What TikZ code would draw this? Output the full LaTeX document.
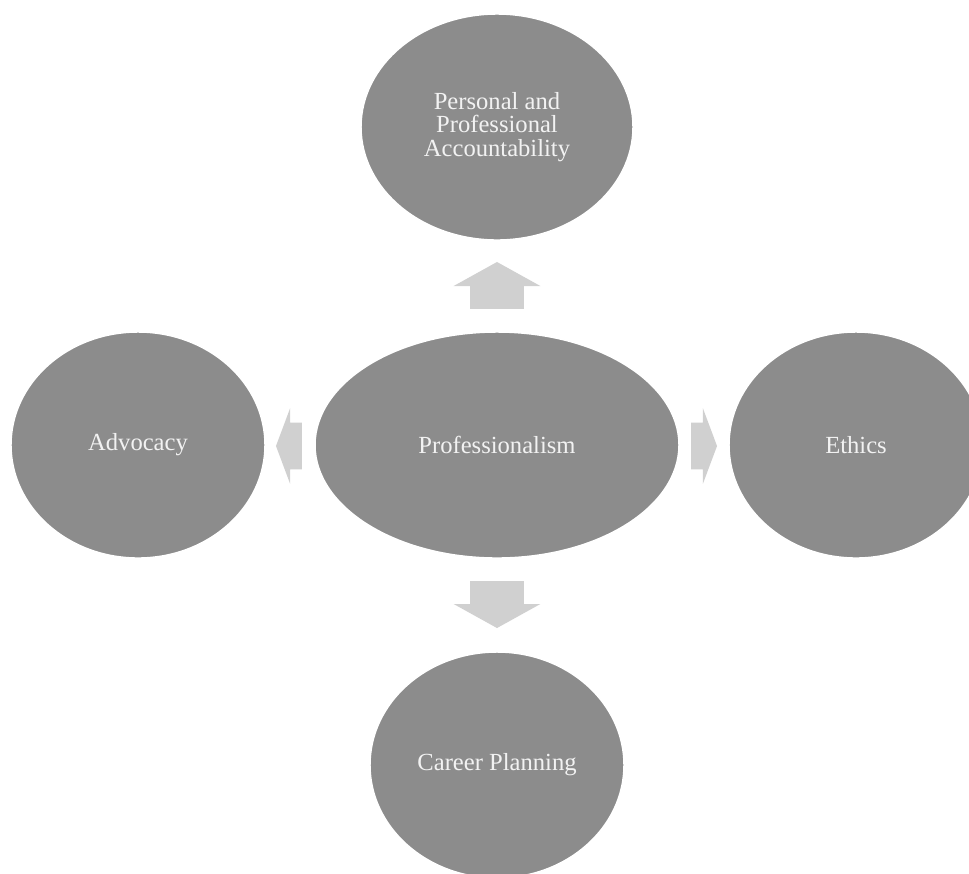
\documentclass[tikz,border=0pt]{standalone}
\usepackage{fontspec}
\setmainfont{Liberation Serif}
\usetikzlibrary{shapes.geometric,shapes.arrows,calc}
\definecolor{bubblegray}{HTML}{8C8C8C}
\definecolor{arrowgray}{HTML}{D0D0D0}
\definecolor{textwhite}{HTML}{F2F2F2}
\tikzset{
  bubble/.style={ellipse, fill=bubblegray, draw=white, line width=0.8pt, text=textwhite,
    align=center, inner sep=0pt, minimum height=4.52cm, font=\fontsize{14}{13.4}\selectfont},
  vblock/.style={single arrow, fill=arrowgray, draw=none, inner xsep=0pt, inner ysep=0.53cm,
    minimum height=0.94cm, single arrow head extend=0.33cm, single arrow tip angle=122, anchor=tail},
  hblock/.style={single arrow, fill=arrowgray, draw=none, inner xsep=0pt, inner ysep=0.46cm,
    minimum height=0.52cm, single arrow head extend=0.29cm, single arrow tip angle=139, anchor=tail}
}
\begin{document}
\begin{tikzpicture}[x=0.02cm, y=-0.02cm]
    \useasboundingbox (0,0) rectangle (969,873);
    \fill[white] (0,0) rectangle (969,873);
    \clip (0,0) rectangle (969,873);
    % the five bubbles
    \node[bubble, minimum width=5.44cm] (account) at (497,127) {Personal and\\Professional\\Accountability};
    \node[bubble, minimum width=7.28cm] (prof) at (497,445) {Professionalism};
    \node[bubble, minimum width=5.08cm] (advocacy) at (138,445) {Advocacy};
    \node[bubble, minimum width=5.08cm] (ethics) at (856,445) {Ethics};
    \node[bubble, minimum width=5.08cm] (career) at (497,765) {Career Planning};
    % block arrows out of the middle bubble
    \node[vblock, rotate=90] (toaccount) at ($(prof.north)+(0,-22)$) {};
    \node[vblock, rotate=-90] (tocareer) at ($(prof.south)+(0,22)$) {};
    \node[hblock, rotate=180] (toadvocacy) at ($(prof.west)+(-12,1)$) {};
    \node[hblock] (toethics) at ($(prof.east)+(11,1)$) {};
  \end{tikzpicture}
\end{document}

● ● ● ●

• REQUEST
All the lines above are to be given again exactly as they read, with the pictures removed.

• RESULT
What TikZ code would draw this? Output the full LaTeX document.
\documentclass[tikz,border=0pt]{standalone}
\usepackage{fontspec}
\setmainfont{Liberation Serif}
\usetikzlibrary{shapes.geometric,shapes.arrows,calc}
\definecolor{bubblegray}{HTML}{8C8C8C}
\definecolor{arrowgray}{HTML}{D0D0D0}
\definecolor{textwhite}{HTML}{F2F2F2}
\tikzset{
  bubble/.style={ellipse, fill=bubblegray, draw=white, line width=0.8pt, text=textwhite,
    align=center, inner sep=0pt, minimum height=4.52cm, font=\fontsize{14}{13.4}\selectfont},
  vblock/.style={single arrow, fill=arrowgray, draw=none, inner xsep=0pt, inner ysep=0.53cm,
    minimum height=0.94cm, single arrow head extend=0.33cm, single arrow tip angle=122, anchor=tail},
  hblock/.style={single arrow, fill=arrowgray, draw=none, inner xsep=0pt, inner ysep=0.46cm,
    minimum height=0.52cm, single arrow head extend=0.29cm, single arrow tip angle=139, anchor=tail}
}
\begin{document}
\begin{tikzpicture}[x=0.02cm, y=-0.02cm]
    \useasboundingbox (0,0) rectangle (969,873);
    \fill[white] (0,0) rectangle (969,873);
    \clip (0,0) rectangle (969,873);
    % the five bubbles
    \node[bubble, minimum width=5.44cm] (account) at (497,127) {Personal and\\Professional\\Accountability};
    \node[bubble, minimum width=7.28cm] (prof) at (497,445) {Professionalism};
    \node[bubble, minimum width=5.08cm] (advocacy) at (138,445) {Advocacy};
    \node[bubble, minimum width=5.08cm] (ethics) at (856,445) {Ethics};
    \node[bubble, minimum width=5.08cm] (career) at (497,765) {Career Planning};
    % block arrows out of the middle bubble
    \node[vblock, rotate=90] (toaccount) at ($(prof.north)+(0,-22)$) {};
    \node[vblock, rotate=-90] (tocareer) at ($(prof.south)+(0,22)$) {};
    \node[hblock, rotate=180] (toadvocacy) at ($(prof.west)+(-12,1)$) {};
    \node[hblock] (toethics) at ($(prof.east)+(11,1)$) {};
  \end{tikzpicture}
\end{document}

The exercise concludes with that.